Granting a power of attorney to someone to act on your behalf should be given careful and thoughtful consideration. You should also seek the advice of an estate planning attorney who understands how the power of attorney will work with other estate planning documents you have in effect. A power of attorney may be written for different purposes, so it is important to make sure that you have the right one.
In Arkansas, the laws that govern a power of attorney were changed on January 1, 2012 by the Uniform Power of Attorney Act. So if you have a power of attorney that was created before that date, you should consult an attorney to make sure that your power of attorney is still valid under the new laws. While the new law states that those created prior to the new laws is still valid if it was valid under the old laws, having one that was created before 2012 may still complicate matters when you need to act quickly.
First, what is a power of attorney? As mentioned above, they can be created for several different purposes and written in different ways. But the simplest definition is that it gives someone else (known as the “agent”) the power to act on your behalf (the “principal”) as specified in the document. (Because of the name, some assume that only an attorney can hold these powers, but anyone that you choose can have your power of attorney, such as a spouse, sibling, parent, business partner, etc.) Common types of decisions allowed by a power of attorney include health care and financial decisions.

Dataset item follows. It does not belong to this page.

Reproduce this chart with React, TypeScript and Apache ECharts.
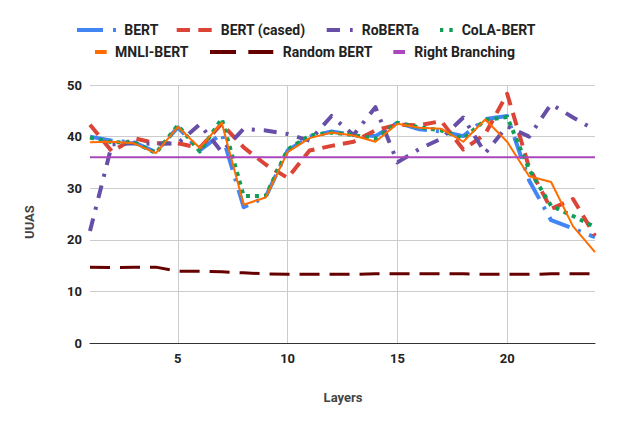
import React, { useEffect, useRef } from "react";
import * as echarts from "echarts";

const layers = [1, 2, 3, 4, 5, 6, 7, 8, 9, 10, 11, 12, 13, 14, 15, 16, 17, 18, 19, 20, 21, 22, 23, 24];
const labeledLayers = [5, 10, 15, 20];

const seriesNames = ["BERT", "BERT (cased)", "RoBERTa", "CoLA-BERT", "MNLI-BERT", "Random BERT", "Right Branching"];

const bert = [40, 39.2, 38.9, 37, 41.8, 37.3, 40.6, 26.3, 28.3, 37.3, 40, 41, 40.3, 40.1, 42.7, 41.4, 41, 40.1, 43.4, 44, 31.5, 23.8, 22.2, 20.5];
const bertCased = [42.3, 37.1, 39.7, 38.7, 38.7, 37.8, 42.5, 37.9, 34.6, 32, 37.3, 38.2, 39, 41.2, 42.3, 42.2, 43, 37.5, 40.5, 48.3, 34, 26, 27.9, 20.8];
const roberta = [21.7, 38.5, 38.7, 38.6, 38.7, 42.4, 37, 41.5, 41.2, 40.5, 39.2, 44, 40.3, 45.7, 35, 37.6, 39.6, 43.7, 36.8, 42, 40, 46.3, 43.7, 41.3];
const colaBert = [39.8, 38.9, 38.9, 36.8, 42.2, 37.1, 43.5, 28.5, 28.5, 37.5, 40.2, 40.8, 40.3, 39.6, 42.7, 41.8, 41.2, 39.6, 43.2, 43.8, 33.6, 26.6, 24.6, 22.5];
const mnliBert = [38.9, 39, 38.7, 36.8, 41.9, 37.8, 42.7, 26.8, 28.2, 37, 39.7, 40.8, 40.2, 39, 42.5, 41.7, 41.5, 39, 43.3, 39, 32.3, 31.2, 22.6, 17.6];
const randomBert = [14.7, 14.6, 14.7, 14.7, 13.9, 13.9, 13.8, 13.6, 13.4, 13.3, 13.3, 13.3, 13.3, 13.4, 13.4, 13.4, 13.4, 13.4, 13.3, 13.3, 13.3, 13.4, 13.4, 13.4];
const rightBranching = [36, 36, 36, 36, 36, 36, 36, 36, 36, 36, 36, 36, 36, 36, 36, 36, 36, 36, 36, 36, 36, 36, 36, 36];

const yTicks = { min: 0, max: 50, interval: 10 };

const seriesData = [bert, bertCased, roberta, colaBert, mnliBert, randomBert, rightBranching];
const colors = ["#4285F4", "#DB4437", "#674EA7", "#0F9D58", "#FF6D01", "#660000", "#AB47BC"];
const widths = [4, 4, 4, 4, 2, 3, 2];
const dashes: any[] = [[23, 9, 3, 9], [13, 8], [13, 9, 3, 9], [4, 5], "solid", [20, 10], "solid"];

// legend layout: [textX, textY, segments]
const legendLayout: [number, number, number[][], number][] = [
  [124.3, 30, [[77, 103], [113, 116]], 4],
  [220.7, 30, [[176.7, 190], [198.3, 211.7]], 4],
  [361.7, 30, [[326.7, 340], [350, 352.7]], 4],
  [461.7, 30, [[440, 443.3], [449.3, 452.7]], 4],
  [115, 52, [[95, 106.7]], 4],
  [282.7, 52, [[210, 236], [248.3, 273.3]], 4],
  [414.3, 52, [[393.3, 405]], 4],
];

export default function App() {
  const ref = useRef<HTMLDivElement>(null);
  useEffect(() => {
    if (!ref.current) return;
    const chart = echarts.init(ref.current, undefined, { renderer: "svg" });
    const graphics: any[] = [];
    legendLayout.forEach(([tx, ty, segs, lw], i) => {
      segs.forEach((s) => {
        graphics.push({
          type: "line",
          shape: { x1: s[0], y1: ty, x2: s[1], y2: ty },
          style: { stroke: colors[i], lineWidth: lw, lineCap: "butt" },
        });
      });
      graphics.push({
        type: "text",
        x: tx,
        y: ty,
        style: {
          text: seriesNames[i],
          fill: "#222",
          font: "bold 14px Roboto",
          textVerticalAlign: "middle",
          textAlign: "left",
        },
      });
    });
    graphics.push({
      type: "text",
      x: 29,
      y: 222,
      rotation: Math.PI / 2,
      style: {
        text: "UUAS",
        fill: "#444",
        font: "bold 13px Roboto",
        textAlign: "center",
        textVerticalAlign: "middle",
      },
    });
    graphics.push({
      type: "text",
      x: 343,
      y: 397,
      style: {
        text: "Layers",
        fill: "#444",
        font: "bold 13px Roboto",
        textAlign: "center",
        textVerticalAlign: "middle",
      },
    });

    chart.setOption({
      animation: false,
      backgroundColor: "#fff",
      grid: { left: 90, right: 22, top: 85, bottom: 84, containLabel: false },
      xAxis: {
        type: "category",
        data: layers,
        boundaryGap: false,
        axisLine: { show: true, lineStyle: { color: "#333", width: 1 } },
        axisTick: { show: false },
        axisLabel: {
          interval: (_i: number, v: any) => labeledLayers.includes(Number(v)),
          color: "#222",
          fontFamily: "Roboto",
          fontWeight: "bold",
          fontSize: 13,
          margin: 9,
        },
        splitLine: {
          show: true,
          interval: (_i: number, v: any) => labeledLayers.includes(Number(v)),
          lineStyle: { color: "#ccc", width: 1 },
        },
      },
      yAxis: {
        type: "value",
        min: yTicks.min,
        max: yTicks.max,
        interval: yTicks.interval,
        axisLine: { show: false },
        axisTick: { show: false },
        axisLabel: {
          color: "#222",
          fontFamily: "Roboto",
          fontWeight: "bold",
          fontSize: 13,
          margin: 8,
        },
        splitLine: { show: true, lineStyle: { color: "#ccc", width: 1 } },
      },
      graphic: graphics,
      series: seriesData.map((d, i) => ({
        name: seriesNames[i],
        type: "line",
        data: d,
        symbol: "none",
        showSymbol: false,
        silent: true,
        lineStyle: {
          color: colors[i],
          width: widths[i],
          type: dashes[i],
          cap: "butt",
          join: "round",
        },
        z: 2 + i,
      })),
    });
    return () => chart.dispose();
  }, []);
  return (
    <div
      ref={ref}
      style={{ position: "fixed", left: 0, top: 0, width: 617, height: 427 }}
    />
  );
}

Since the new law was passed in Arkansas, a specific form can be used to create a valid power of attorney. While other forms may be used, they may not be granted the same protections as the new “statutory form” for a power of attorney. When the new form is presented to someone with a request to act on it, the person or institution (such as a bank) it is presented to must accept it without requiring a different form or additional information. This part of the law is a response to the practices of some banks and other businesses to require the use of their own form. Under the new law, they can no longer do this, subject to other exceptions in the Act. If the statutory form is not accepted, the power of attorney may be enforced under a court order which will also require the business to pay any attorney’s fees and court costs spent to enforce it.
Because of the presumption of validity given to the new statutory form power of attorney, the common practice of purchasing a power of attorney online or writing one yourself would be ill-advised. Your effort and expense may not only create a power of attorney without the presumptions, but could even be useless under the new laws. Working with an experienced estate planning attorney to make sure that your power of attorney meets the new criteria and gives your agent the ability to do what you need him or her to do and that the power of attorney will be accepted when you need it to be can be critical to your peace of mind.